The Bioptic Agent is a specialized scouting scaffold and a tree-based self-learning
agent designed for complete and non-hallucinated drug asset scouting
[arxiv_reasoning_p10_c0, arxiv_reasoning_p1_c0]. It operates as a multilingual,
multi-agent system and leverages GPT-5.2 as its underlying model
[arxiv_reasoning_p1_c0, arxiv_reasoning_p11_c2].
The Bioptic Agent's functionality is driven by its scaffold architecture and
tree-structured exploration [arxiv_reasoning_p11_c3, arxiv_reasoning_p11_c0].
It executes directives in parallel, merges their artifacts into a single pool,
and uses this merged pool to generate the next batch of directives for the
subsequent epoch [arxiv_reasoning_p11_c2].
[arxiv_reasoning_p10_c0] → The Bioptic Agent is a specialized scouting scaffold
and a tree-based self-learning agent.
[arxiv_reasoning_p1_c0] → It operates as a multilingual, multi-agent system.

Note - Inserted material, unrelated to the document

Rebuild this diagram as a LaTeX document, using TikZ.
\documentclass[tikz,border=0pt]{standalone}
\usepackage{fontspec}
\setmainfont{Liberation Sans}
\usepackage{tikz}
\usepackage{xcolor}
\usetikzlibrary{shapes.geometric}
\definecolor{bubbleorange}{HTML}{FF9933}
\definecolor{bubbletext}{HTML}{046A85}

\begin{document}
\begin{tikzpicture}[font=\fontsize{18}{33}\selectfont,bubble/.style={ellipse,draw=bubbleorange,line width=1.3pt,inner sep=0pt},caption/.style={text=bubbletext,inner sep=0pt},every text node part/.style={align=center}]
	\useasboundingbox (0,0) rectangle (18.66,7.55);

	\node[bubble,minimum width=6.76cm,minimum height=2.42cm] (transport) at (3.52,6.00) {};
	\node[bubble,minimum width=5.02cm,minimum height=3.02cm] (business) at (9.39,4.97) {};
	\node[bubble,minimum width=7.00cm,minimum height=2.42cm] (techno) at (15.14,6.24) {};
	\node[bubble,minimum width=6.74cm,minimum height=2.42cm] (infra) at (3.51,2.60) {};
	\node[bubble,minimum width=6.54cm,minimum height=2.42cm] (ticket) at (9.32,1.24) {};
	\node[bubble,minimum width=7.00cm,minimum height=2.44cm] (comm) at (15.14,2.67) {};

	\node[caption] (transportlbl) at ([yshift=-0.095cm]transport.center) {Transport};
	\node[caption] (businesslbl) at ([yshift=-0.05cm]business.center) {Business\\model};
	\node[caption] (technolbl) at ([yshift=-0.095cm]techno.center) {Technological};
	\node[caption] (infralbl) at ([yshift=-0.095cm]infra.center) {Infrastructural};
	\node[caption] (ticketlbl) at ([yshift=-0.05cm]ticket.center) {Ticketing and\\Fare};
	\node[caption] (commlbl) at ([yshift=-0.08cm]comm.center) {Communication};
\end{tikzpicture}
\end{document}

[arxiv_reasoning_p11_c2] → All directives are executed in parallel, their artifacts
are merged into a single pool.
[arxiv_reasoning_p11_c3] → Its scaffold architecture is the primary driver of
improved completeness rather than model strength alone.
Query: "What F1 score did Bioptic Agent achieve and how did it compare to Claude?"

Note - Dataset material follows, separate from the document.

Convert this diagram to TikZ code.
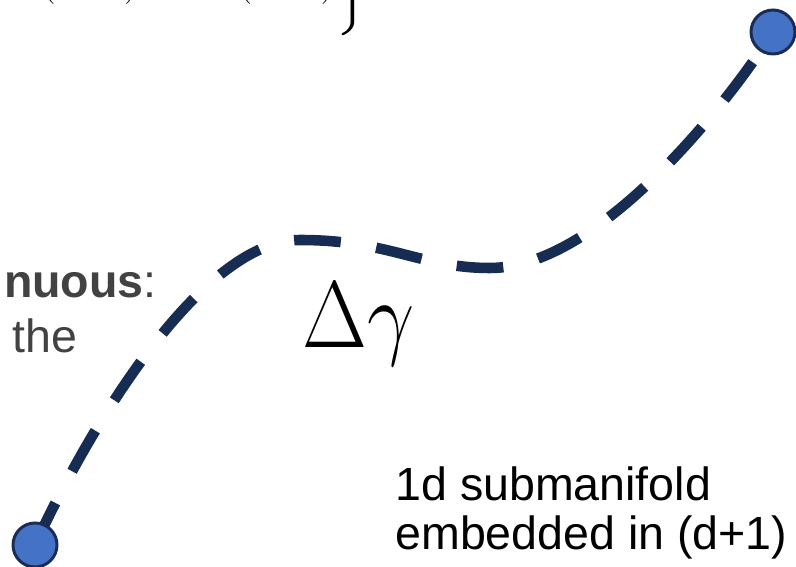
\documentclass[tikz,border=0pt]{standalone}
\usepackage{fontspec}
\setmainfont{Liberation Sans}
\usepackage{amsmath}
\usepackage{graphicx}
\usetikzlibrary{positioning, backgrounds}
\definecolor{pathNavy}{HTML}{172C52}
\definecolor{endFill}{HTML}{4472C4}
\definecolor{endDraw}{HTML}{1B2D57}
\definecolor{muted}{HTML}{424242}

\begin{document}
\begin{tikzpicture}[x=0.02cm, y=-0.02cm, endpt/.style={circle, fill=endFill, draw=endDraw, line width=1.7pt, minimum size=0.88cm, inner sep=0pt},curve/.style={line width=6pt, color=pathNavy, dash pattern=on 26.6pt off 20.4pt},slide/.style={font=\fontsize{26.5}{28.3}\selectfont, inner sep=0pt},side/.style={slide, color=muted, anchor=base east}]
\useasboundingbox (0,0) rectangle (796,567);
\clip (0,0) rectangle (796,567);
\node[endpt] (a) at (35,545) {};
\node[endpt] (b) at (773,32) {};
\coordinate (top) at (300,240);
\coordinate (dip) at (490,268);
\begin{scope}[on background layer]
\draw[curve] (a.center) .. controls (95,415) and (205,240) .. (top) .. controls (390,240) and (420,268) .. (dip) .. controls (600,268) and (730,100) .. (b.center);
\end{scope}
\node[anchor=base west, inner sep=0pt, font=\fontsize{24.88}{30}\selectfont] (dg) at (302,348) {\scalebox{1.92}[2.17]{$\Delta\gamma$}};
\node[slide, anchor=base west, align=left] (sub) at (395,550) {1d submanifold\\embedded in (d+1)};
\node[side] (cont) at (157,298) {\textbf{nuous}:};
\node[side] (the) at (78,353) {the};
\node[anchor=base west, inner sep=0pt, font=\fontsize{24.88}{28}\selectfont] (eq) at (40,-6) {$(D\mathrm{H})\hspace{12pt}\mathord{\perp}\hspace{24pt}(D\mathrm{H})\bigg\}$};
\end{tikzpicture}
\end{document}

The Bioptic Agent achieved an F1-score of 0.797 [arxiv_reasoning_p11_c2].
This substantially outperformed Claude Opus 4.6, which had an F1-score
of 0.562 [arxiv_reasoning_p11_c2].
[arxiv_reasoning_p11_c2] → The Bioptic Agent achieved an F1-score of 0.797.
[arxiv_reasoning_p11_c2] → Claude Opus 4.6 had an F1-score of 0.562.
[arxiv_reasoning_p11_c2] → Bioptic Agent substantially outperformed all tested
state-of-the-art search agents.
Each chunk_id encodes its exact origin — arxiv_reasoning_p11_c2 maps to file arxiv_reasoning.pdf, page 11, chunk 2. Every claim is independently verified against that chunk before the response is returned.
- Partial verification scoring — allow answers where a subset of claims are verified to pass with a confidence threshold rather than binary pass/fail
- Evidence scoring thresholds — reject retrieval results below a minimum reranker score before generation
- Observability layer — structured logging of search counts, verifier confidence, retry events, and latency per node
- Multi-hop reasoning — chain multiple retrieval-generation cycles for queries requiring evidence synthesis across documents
- Hallucination benchmarking — evaluate system performance against a golden dataset of known document contents and expected answers
- API layer — FastAPI wrapper exposing the graph as a REST endpoint
- Streaming responses — incremental output as generation and verification proceed
v0 — Control plane validated end-to-end. Intelligence layers (LLM + vector DB) integrated and operational. Verified on academic PDF corpus with traceable citations and independent claim verification.
ReasonGraph is not a chatbot. It is a reasoning engine with memory, control, verification, and loop safety. The goal is not to generate fluent text — it is to generate trustworthy text, where trust is enforced structurally rather than assumed from model capability.
In high-stakes environments — legal, compliance, medical, financial — the cost of a confident hallucination exceeds the cost of an honest "I don't know." ReasonGraph is designed around that asymmetry.